Questo senso comune presenta tre massime: 1) pensare da sé, 2) pensare mettendosi al posto degli altri, ed infine 3) pensare sempre in accordo con sé stessi. La prima massima si riferisce all’intelletto, la seconda si riferisce alla finalità pratica della ragione, la terza alla pluralità dell’esistenza, cioè un giudizio che mette d’accordo tutti distruggendo prima i nostri dubbi, quindi alla capacità di giudizio.
Kant amava spesso domandarsi << Perché mai è necessario che esistano gli uomini? >> Un occhio ancora più acuto vedrebbe un’opera come la Critica della capacità del giudizio in termini completamente diversi. Tutti i suoi argomenti – il particolare, inteso sia come un evento naturale che storico; il giudizio, come facoltà della mente umana; la socievolezza nell’uomo come funzionamento di questa facoltà – appartengono tutti all’eminente sfera della politica.

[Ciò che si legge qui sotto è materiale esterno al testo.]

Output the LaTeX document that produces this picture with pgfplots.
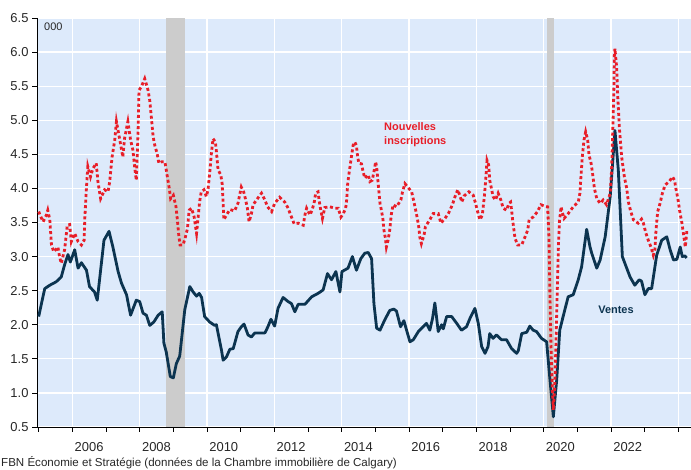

Il messaggio dell’opera sta proprio in questo: nessun uomo può vivere solo, che gli uomini dipendono l’un l’altro non solo nei bisogni primari e nelle loro cure, ma anche per quanto concerne la loro somma facoltà, la mente, che non può funzionare al di fuori di ogni società umana.
Mi sembra un ottimo spunto dal quale partire per la comprensione di un’opera così complessa che sta alla base della filosofia moderna, qual è la Critica della capacità di giudizio.